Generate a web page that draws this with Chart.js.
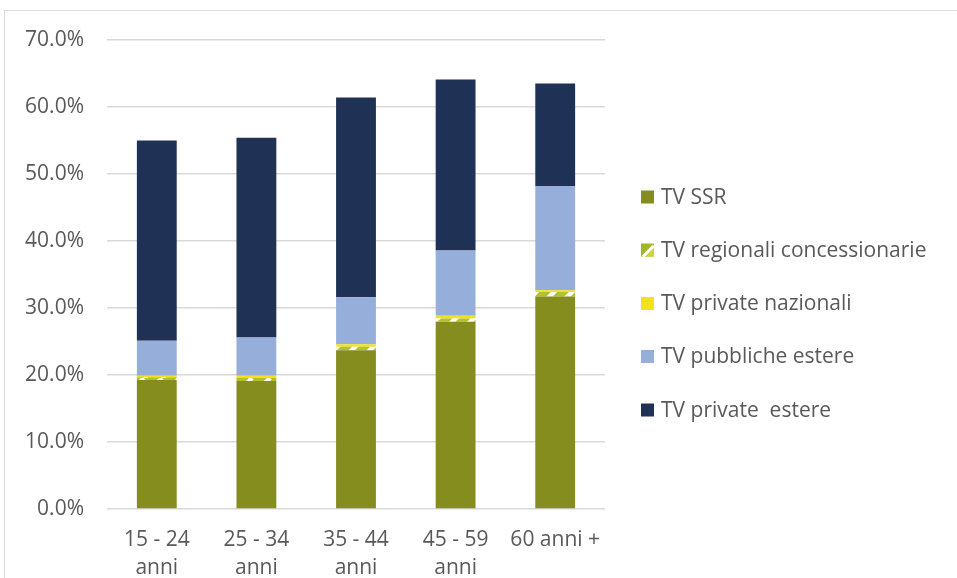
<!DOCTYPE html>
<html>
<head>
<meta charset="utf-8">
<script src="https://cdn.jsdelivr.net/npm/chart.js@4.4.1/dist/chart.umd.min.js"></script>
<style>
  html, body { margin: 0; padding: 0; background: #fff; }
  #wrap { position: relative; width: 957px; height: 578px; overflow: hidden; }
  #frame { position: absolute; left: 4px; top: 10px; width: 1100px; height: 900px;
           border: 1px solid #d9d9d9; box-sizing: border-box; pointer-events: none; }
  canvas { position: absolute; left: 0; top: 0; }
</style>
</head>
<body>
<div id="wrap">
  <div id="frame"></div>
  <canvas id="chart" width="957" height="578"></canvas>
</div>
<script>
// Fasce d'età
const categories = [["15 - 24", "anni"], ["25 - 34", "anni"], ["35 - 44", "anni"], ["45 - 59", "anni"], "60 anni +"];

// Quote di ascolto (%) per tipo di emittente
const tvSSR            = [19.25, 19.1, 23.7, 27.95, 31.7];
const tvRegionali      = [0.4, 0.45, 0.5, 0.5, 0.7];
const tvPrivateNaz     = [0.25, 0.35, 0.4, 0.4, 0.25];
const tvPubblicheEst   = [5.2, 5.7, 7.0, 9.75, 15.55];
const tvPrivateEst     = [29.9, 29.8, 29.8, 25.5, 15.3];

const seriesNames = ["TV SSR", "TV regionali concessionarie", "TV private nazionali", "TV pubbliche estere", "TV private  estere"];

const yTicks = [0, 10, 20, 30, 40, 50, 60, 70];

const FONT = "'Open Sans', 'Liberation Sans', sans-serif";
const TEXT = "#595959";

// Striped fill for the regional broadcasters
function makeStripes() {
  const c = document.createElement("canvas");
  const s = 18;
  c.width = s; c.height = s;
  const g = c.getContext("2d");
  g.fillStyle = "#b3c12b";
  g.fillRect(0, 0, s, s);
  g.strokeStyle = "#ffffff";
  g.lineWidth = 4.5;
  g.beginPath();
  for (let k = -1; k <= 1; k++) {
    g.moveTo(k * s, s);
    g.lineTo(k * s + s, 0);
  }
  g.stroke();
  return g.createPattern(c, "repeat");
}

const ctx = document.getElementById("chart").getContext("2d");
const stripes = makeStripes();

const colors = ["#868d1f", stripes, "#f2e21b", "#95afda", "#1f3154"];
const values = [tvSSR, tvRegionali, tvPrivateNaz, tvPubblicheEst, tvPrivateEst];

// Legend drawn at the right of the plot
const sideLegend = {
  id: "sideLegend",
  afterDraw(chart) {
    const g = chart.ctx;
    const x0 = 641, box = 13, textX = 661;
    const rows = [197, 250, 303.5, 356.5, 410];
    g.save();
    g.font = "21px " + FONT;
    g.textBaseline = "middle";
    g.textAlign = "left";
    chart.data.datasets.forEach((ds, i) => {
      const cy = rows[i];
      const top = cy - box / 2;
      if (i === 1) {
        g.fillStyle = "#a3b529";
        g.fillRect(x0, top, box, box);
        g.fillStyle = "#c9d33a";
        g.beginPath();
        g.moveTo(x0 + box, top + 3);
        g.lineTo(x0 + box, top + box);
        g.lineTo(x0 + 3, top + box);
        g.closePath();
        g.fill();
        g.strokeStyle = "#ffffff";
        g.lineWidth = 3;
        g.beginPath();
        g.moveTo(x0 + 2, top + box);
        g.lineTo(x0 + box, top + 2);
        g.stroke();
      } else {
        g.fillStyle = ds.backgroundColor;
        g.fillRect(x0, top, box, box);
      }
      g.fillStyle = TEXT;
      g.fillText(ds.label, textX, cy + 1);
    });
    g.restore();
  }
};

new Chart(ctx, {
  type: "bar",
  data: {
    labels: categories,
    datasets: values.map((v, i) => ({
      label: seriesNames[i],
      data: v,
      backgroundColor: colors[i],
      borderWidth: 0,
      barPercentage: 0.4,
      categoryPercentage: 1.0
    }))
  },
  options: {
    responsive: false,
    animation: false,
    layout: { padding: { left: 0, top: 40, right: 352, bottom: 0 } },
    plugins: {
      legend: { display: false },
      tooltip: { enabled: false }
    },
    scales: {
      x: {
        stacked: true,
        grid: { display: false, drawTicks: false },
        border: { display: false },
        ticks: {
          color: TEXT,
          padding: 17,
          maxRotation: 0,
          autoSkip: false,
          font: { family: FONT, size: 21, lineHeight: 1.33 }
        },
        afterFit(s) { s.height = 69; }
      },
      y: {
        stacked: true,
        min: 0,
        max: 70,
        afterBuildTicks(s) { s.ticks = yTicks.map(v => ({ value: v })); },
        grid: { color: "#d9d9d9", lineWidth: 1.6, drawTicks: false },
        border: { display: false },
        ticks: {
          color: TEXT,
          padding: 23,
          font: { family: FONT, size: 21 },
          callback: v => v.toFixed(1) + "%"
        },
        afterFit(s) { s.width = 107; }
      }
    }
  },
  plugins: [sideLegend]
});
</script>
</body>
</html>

* **OBJECTIVE**
Quote in full the listing given above; the images are to be left out.

* **ANSWER TO THIS PROBLEM**
Generate a web page that draws this with Chart.js.
<!DOCTYPE html>
<html>
<head>
<meta charset="utf-8">
<script src="https://cdn.jsdelivr.net/npm/chart.js@4.4.1/dist/chart.umd.min.js"></script>
<style>
  html, body { margin: 0; padding: 0; background: #fff; }
  #wrap { position: relative; width: 957px; height: 578px; overflow: hidden; }
  #frame { position: absolute; left: 4px; top: 10px; width: 1100px; height: 900px;
           border: 1px solid #d9d9d9; box-sizing: border-box; pointer-events: none; }
  canvas { position: absolute; left: 0; top: 0; }
</style>
</head>
<body>
<div id="wrap">
  <div id="frame"></div>
  <canvas id="chart" width="957" height="578"></canvas>
</div>
<script>
// Fasce d'età
const categories = [["15 - 24", "anni"], ["25 - 34", "anni"], ["35 - 44", "anni"], ["45 - 59", "anni"], "60 anni +"];

// Quote di ascolto (%) per tipo di emittente
const tvSSR            = [19.25, 19.1, 23.7, 27.95, 31.7];
const tvRegionali      = [0.4, 0.45, 0.5, 0.5, 0.7];
const tvPrivateNaz     = [0.25, 0.35, 0.4, 0.4, 0.25];
const tvPubblicheEst   = [5.2, 5.7, 7.0, 9.75, 15.55];
const tvPrivateEst     = [29.9, 29.8, 29.8, 25.5, 15.3];

const seriesNames = ["TV SSR", "TV regionali concessionarie", "TV private nazionali", "TV pubbliche estere", "TV private  estere"];

const yTicks = [0, 10, 20, 30, 40, 50, 60, 70];

const FONT = "'Open Sans', 'Liberation Sans', sans-serif";
const TEXT = "#595959";

// Striped fill for the regional broadcasters
function makeStripes() {
  const c = document.createElement("canvas");
  const s = 18;
  c.width = s; c.height = s;
  const g = c.getContext("2d");
  g.fillStyle = "#b3c12b";
  g.fillRect(0, 0, s, s);
  g.strokeStyle = "#ffffff";
  g.lineWidth = 4.5;
  g.beginPath();
  for (let k = -1; k <= 1; k++) {
    g.moveTo(k * s, s);
    g.lineTo(k * s + s, 0);
  }
  g.stroke();
  return g.createPattern(c, "repeat");
}

const ctx = document.getElementById("chart").getContext("2d");
const stripes = makeStripes();

const colors = ["#868d1f", stripes, "#f2e21b", "#95afda", "#1f3154"];
const values = [tvSSR, tvRegionali, tvPrivateNaz, tvPubblicheEst, tvPrivateEst];

// Legend drawn at the right of the plot
const sideLegend = {
  id: "sideLegend",
  afterDraw(chart) {
    const g = chart.ctx;
    const x0 = 641, box = 13, textX = 661;
    const rows = [197, 250, 303.5, 356.5, 410];
    g.save();
    g.font = "21px " + FONT;
    g.textBaseline = "middle";
    g.textAlign = "left";
    chart.data.datasets.forEach((ds, i) => {
      const cy = rows[i];
      const top = cy - box / 2;
      if (i === 1) {
        g.fillStyle = "#a3b529";
        g.fillRect(x0, top, box, box);
        g.fillStyle = "#c9d33a";
        g.beginPath();
        g.moveTo(x0 + box, top + 3);
        g.lineTo(x0 + box, top + box);
        g.lineTo(x0 + 3, top + box);
        g.closePath();
        g.fill();
        g.strokeStyle = "#ffffff";
        g.lineWidth = 3;
        g.beginPath();
        g.moveTo(x0 + 2, top + box);
        g.lineTo(x0 + box, top + 2);
        g.stroke();
      } else {
        g.fillStyle = ds.backgroundColor;
        g.fillRect(x0, top, box, box);
      }
      g.fillStyle = TEXT;
      g.fillText(ds.label, textX, cy + 1);
    });
    g.restore();
  }
};

new Chart(ctx, {
  type: "bar",
  data: {
    labels: categories,
    datasets: values.map((v, i) => ({
      label: seriesNames[i],
      data: v,
      backgroundColor: colors[i],
      borderWidth: 0,
      barPercentage: 0.4,
      categoryPercentage: 1.0
    }))
  },
  options: {
    responsive: false,
    animation: false,
    layout: { padding: { left: 0, top: 40, right: 352, bottom: 0 } },
    plugins: {
      legend: { display: false },
      tooltip: { enabled: false }
    },
    scales: {
      x: {
        stacked: true,
        grid: { display: false, drawTicks: false },
        border: { display: false },
        ticks: {
          color: TEXT,
          padding: 17,
          maxRotation: 0,
          autoSkip: false,
          font: { family: FONT, size: 21, lineHeight: 1.33 }
        },
        afterFit(s) { s.height = 69; }
      },
      y: {
        stacked: true,
        min: 0,
        max: 70,
        afterBuildTicks(s) { s.ticks = yTicks.map(v => ({ value: v })); },
        grid: { color: "#d9d9d9", lineWidth: 1.6, drawTicks: false },
        border: { display: false },
        ticks: {
          color: TEXT,
          padding: 23,
          font: { family: FONT, size: 21 },
          callback: v => v.toFixed(1) + "%"
        },
        afterFit(s) { s.width = 107; }
      }
    }
  },
  plugins: [sideLegend]
});
</script>
</body>
</html>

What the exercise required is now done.